CHALLENGE → Retype the lines beneath this one, from the first through the line containing "5.23, 5.35, 5.47];". Pictures are left out.

————

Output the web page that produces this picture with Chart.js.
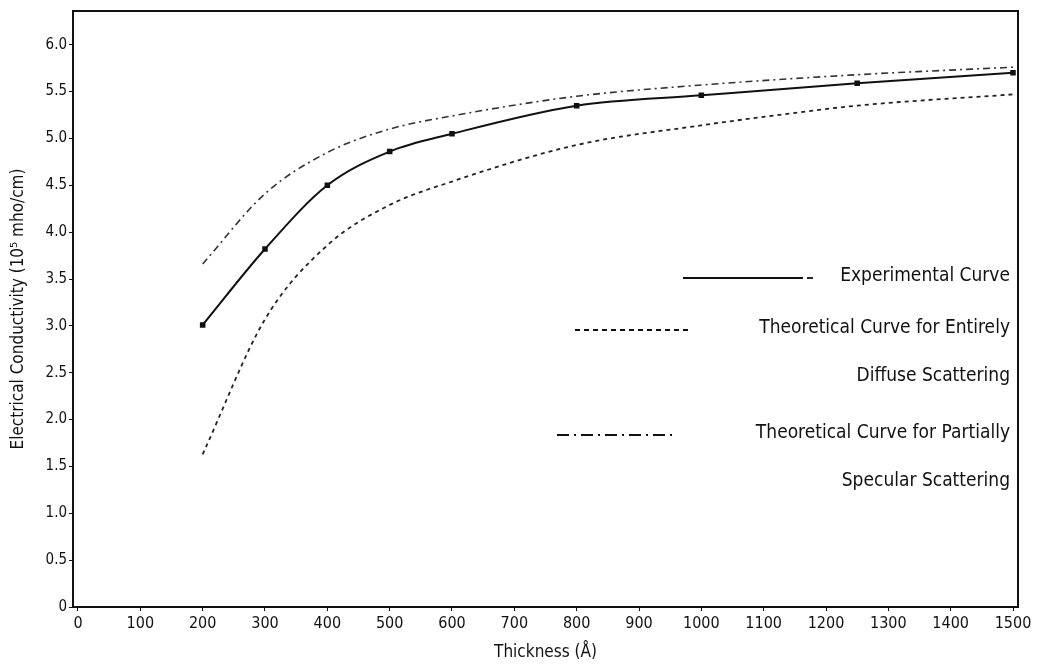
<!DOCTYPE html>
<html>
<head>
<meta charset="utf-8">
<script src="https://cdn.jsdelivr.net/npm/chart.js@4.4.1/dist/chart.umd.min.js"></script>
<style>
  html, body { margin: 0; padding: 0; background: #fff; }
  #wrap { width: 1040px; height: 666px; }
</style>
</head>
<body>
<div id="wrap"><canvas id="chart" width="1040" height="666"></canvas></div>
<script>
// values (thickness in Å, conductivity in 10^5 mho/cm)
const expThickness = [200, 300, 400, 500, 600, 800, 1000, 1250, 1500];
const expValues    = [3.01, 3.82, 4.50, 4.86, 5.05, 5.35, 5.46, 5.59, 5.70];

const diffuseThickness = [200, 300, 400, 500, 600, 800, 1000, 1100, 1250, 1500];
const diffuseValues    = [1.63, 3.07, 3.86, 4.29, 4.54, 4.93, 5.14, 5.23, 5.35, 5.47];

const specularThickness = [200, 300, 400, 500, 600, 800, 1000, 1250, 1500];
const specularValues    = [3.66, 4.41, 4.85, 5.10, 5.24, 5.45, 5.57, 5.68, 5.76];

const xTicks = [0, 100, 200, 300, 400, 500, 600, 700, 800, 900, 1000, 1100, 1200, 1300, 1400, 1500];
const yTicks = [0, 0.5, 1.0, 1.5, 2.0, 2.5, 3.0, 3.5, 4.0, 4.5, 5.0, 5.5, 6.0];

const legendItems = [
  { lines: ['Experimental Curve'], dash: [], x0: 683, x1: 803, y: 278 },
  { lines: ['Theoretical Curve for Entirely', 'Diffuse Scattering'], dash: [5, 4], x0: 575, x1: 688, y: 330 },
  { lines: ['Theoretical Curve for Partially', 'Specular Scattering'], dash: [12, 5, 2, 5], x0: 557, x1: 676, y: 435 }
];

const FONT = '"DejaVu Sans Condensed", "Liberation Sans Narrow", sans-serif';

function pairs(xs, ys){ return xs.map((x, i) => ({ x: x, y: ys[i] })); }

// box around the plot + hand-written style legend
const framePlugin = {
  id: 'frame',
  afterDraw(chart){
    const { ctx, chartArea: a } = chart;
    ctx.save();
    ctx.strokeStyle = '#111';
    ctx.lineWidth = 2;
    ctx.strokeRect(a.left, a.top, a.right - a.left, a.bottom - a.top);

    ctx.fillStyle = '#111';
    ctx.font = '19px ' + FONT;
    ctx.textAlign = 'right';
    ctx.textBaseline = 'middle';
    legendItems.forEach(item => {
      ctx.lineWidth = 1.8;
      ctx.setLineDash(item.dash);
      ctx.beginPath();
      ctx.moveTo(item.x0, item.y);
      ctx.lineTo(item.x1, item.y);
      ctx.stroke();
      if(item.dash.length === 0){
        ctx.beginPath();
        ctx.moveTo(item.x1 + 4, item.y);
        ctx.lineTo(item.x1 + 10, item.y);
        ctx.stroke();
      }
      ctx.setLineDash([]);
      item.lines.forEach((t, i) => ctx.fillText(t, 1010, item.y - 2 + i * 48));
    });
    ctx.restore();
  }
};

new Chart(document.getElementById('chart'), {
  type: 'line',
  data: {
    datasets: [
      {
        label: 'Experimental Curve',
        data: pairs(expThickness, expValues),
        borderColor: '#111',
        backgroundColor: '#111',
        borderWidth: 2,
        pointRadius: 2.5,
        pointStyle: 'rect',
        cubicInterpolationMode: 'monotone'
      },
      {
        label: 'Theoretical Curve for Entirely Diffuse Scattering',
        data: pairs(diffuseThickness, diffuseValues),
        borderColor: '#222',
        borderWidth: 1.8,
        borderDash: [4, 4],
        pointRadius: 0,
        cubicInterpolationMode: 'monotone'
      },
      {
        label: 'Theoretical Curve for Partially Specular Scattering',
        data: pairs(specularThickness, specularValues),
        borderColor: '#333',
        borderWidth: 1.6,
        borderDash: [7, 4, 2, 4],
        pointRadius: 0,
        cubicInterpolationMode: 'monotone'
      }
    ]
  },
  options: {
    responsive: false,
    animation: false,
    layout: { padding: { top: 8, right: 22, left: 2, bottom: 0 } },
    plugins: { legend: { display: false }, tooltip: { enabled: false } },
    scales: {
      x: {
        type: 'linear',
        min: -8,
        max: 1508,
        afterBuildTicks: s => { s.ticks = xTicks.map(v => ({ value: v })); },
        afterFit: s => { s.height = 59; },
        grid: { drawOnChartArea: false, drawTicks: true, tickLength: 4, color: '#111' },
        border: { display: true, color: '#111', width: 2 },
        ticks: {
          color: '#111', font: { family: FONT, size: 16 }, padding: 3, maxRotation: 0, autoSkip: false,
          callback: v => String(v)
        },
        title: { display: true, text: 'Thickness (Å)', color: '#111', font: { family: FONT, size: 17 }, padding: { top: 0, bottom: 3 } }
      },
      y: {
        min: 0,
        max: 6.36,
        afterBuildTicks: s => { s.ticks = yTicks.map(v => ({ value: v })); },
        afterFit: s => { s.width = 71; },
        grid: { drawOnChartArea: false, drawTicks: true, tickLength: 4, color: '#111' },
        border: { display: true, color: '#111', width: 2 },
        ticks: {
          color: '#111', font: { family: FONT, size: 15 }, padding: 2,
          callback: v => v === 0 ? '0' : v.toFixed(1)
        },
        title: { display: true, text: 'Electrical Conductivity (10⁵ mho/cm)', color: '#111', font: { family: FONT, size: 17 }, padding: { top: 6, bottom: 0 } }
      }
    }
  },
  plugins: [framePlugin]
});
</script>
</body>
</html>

————

SOLUTION TO THIS TASK →
Output the web page that produces this picture with Chart.js.
<!DOCTYPE html>
<html>
<head>
<meta charset="utf-8">
<script src="https://cdn.jsdelivr.net/npm/chart.js@4.4.1/dist/chart.umd.min.js"></script>
<style>
  html, body { margin: 0; padding: 0; background: #fff; }
  #wrap { width: 1040px; height: 666px; }
</style>
</head>
<body>
<div id="wrap"><canvas id="chart" width="1040" height="666"></canvas></div>
<script>
// values (thickness in Å, conductivity in 10^5 mho/cm)
const expThickness = [200, 300, 400, 500, 600, 800, 1000, 1250, 1500];
const expValues    = [3.01, 3.82, 4.50, 4.86, 5.05, 5.35, 5.46, 5.59, 5.70];

const diffuseThickness = [200, 300, 400, 500, 600, 800, 1000, 1100, 1250, 1500];
const diffuseValues    = [1.63, 3.07, 3.86, 4.29, 4.54, 4.93, 5.14, 5.23, 5.35, 5.47];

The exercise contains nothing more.